I grew up in a tiny town on the West Rand in South Africa, cognisant that I held privileges but I was not born into a life of privilege, having to work for everything, but it was an upbringing and life of struggles I don’t regret because it has shaped the person I am today and moreover my passion for humanity because I know first hand what suffering and discrimination are. I put in an application and received an email that I had been shortlisted for the Youth Envoy position. Trust me, I could not believe this. At that point my late father was alive and I was en route to the hospital that day. I asked for another date or some flexibility to which there was none. The three of us (candidates) who were shortlisted waited for close to three hours online (yep, imagine how much mobile/ internet data that is). This type of organisation would be a barrier to a young person who could not afford to have the interview. Not a word from anyone but we hung on because we knew how huge this position was. As I look back that should have been the first warning bell in terms of the disorganization and lack of respect to come.

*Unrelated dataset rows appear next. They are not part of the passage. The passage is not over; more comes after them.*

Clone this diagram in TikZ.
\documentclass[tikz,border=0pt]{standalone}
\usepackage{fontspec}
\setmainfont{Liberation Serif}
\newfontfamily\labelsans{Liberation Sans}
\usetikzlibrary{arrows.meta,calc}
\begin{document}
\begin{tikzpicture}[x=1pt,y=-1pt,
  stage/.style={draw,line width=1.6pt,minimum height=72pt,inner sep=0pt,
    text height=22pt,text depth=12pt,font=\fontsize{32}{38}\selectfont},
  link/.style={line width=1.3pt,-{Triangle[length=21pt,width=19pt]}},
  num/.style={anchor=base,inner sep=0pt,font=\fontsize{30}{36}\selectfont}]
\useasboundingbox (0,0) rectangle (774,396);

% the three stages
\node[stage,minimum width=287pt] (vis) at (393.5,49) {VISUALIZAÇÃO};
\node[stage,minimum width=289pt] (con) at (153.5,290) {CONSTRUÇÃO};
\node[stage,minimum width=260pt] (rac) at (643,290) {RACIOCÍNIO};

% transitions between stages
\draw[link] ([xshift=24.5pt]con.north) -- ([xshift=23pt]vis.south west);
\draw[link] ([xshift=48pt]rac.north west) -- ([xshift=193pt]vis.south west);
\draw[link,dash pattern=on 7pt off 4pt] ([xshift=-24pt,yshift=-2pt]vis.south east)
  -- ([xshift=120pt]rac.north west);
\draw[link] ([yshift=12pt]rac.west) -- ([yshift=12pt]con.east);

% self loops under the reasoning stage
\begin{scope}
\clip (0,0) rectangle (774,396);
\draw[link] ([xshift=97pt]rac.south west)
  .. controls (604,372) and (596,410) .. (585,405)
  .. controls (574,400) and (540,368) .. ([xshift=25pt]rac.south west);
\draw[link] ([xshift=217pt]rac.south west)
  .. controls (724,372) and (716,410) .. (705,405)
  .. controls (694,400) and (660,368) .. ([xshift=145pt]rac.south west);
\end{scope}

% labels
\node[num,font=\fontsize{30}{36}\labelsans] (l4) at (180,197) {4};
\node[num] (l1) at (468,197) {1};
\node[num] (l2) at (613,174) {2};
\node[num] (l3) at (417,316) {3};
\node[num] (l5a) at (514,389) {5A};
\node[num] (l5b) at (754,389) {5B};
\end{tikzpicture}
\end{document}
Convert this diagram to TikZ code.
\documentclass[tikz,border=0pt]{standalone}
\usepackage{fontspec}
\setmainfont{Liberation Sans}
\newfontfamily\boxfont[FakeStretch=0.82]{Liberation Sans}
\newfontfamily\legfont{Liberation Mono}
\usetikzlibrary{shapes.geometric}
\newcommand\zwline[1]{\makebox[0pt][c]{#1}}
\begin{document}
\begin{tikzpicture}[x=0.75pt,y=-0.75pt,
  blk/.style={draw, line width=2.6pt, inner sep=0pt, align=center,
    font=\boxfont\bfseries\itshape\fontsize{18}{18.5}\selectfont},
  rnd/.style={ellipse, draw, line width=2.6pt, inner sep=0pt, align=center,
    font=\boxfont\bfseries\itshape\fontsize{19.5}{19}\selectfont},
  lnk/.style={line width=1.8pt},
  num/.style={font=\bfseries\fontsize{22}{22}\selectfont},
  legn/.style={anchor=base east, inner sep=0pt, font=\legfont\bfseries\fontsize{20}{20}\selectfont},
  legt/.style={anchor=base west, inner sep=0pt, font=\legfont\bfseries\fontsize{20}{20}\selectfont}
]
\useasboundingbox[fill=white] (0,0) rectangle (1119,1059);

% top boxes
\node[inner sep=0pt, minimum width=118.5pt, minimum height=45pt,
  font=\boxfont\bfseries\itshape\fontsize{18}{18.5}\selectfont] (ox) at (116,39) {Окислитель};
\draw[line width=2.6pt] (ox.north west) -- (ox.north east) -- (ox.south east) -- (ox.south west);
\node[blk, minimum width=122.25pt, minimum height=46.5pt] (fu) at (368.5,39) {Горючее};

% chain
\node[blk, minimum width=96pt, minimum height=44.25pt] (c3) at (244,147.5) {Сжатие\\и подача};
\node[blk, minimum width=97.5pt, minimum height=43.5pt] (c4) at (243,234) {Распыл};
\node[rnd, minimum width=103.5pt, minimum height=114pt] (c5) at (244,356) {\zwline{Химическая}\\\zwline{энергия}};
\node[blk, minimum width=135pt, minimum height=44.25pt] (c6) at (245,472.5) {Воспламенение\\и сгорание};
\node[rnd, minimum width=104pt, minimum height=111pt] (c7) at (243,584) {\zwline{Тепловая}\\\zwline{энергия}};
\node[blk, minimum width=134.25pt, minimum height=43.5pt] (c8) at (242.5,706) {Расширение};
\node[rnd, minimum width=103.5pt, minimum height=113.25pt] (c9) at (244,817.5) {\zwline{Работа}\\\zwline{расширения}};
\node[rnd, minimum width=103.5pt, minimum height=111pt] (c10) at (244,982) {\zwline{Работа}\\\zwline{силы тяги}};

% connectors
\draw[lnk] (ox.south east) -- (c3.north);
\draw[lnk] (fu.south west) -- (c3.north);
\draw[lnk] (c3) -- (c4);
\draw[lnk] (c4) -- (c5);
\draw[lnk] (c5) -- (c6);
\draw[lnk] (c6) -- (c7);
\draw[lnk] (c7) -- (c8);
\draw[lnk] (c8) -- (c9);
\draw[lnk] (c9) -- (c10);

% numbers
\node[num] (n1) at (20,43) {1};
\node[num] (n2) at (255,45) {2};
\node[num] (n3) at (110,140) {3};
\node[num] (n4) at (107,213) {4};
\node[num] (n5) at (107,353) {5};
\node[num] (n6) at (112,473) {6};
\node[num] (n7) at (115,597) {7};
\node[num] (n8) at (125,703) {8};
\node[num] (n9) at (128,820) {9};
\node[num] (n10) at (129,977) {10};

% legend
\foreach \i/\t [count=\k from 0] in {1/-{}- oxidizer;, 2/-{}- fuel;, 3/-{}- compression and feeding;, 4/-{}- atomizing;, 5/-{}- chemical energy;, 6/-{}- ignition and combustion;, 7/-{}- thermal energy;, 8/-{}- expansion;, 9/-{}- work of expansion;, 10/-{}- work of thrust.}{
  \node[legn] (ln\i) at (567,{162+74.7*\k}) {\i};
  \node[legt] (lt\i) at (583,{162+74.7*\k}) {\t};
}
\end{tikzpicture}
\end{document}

Eventually two of us hung up and as I was driving to the hospital, I got a call requesting a video interview to which I said it was not possible. By then I had already switched off from ‘interview mode’, changed my clothes and was driving, but there was a lot of insistence - #wow as we young people would say. As we sat in the doctors’ waiting room, I explained my situation to the human resources official. I also went on to explain that my father requires constant assistance as he has partial hearing and partial sight. I could not leave him alone. I would never do that for anything in the world. Although my dad, being who he is, insisted I take the call, I quickly alerted the nurses, worried as hell to leave my dad there because I knew the struggles he faces. I just wanted to get this over with at that stage. I found all of it quite unprofessional actually but hung on because I still had that glimmer of hope of what that position could bring to the continent. I was essentially coerced into putting on the video as well. I could not see who interviewed me, and I wasn’t emotionally ready either, but I improvised some answers with people walking up and down the stairs probably wondering if I was a normal human being.
It had then been several months since we heard from the AUC, my dad frequently followed up. The one mistake I always made and still make is I don’t quite believe in my capabilities and my dad said, “I am sure you are going to be selected, you will see”. Towards the end of October 2018, we all received our appointment letters, there was a welcome surprise, the AUC had decided, given the huge pool of talent for the Envoy applications, the ten best candidates would form the Advisory Council. I was in awe, excited, not sure what it all quite meant and it was to mark Africa Youth Month which takes place annually in November each year. So much hope, not just for us, but the constituencies and networks we represent . . . it was surreal. But that’s about it, the rest of the tenure has amounted to nothing.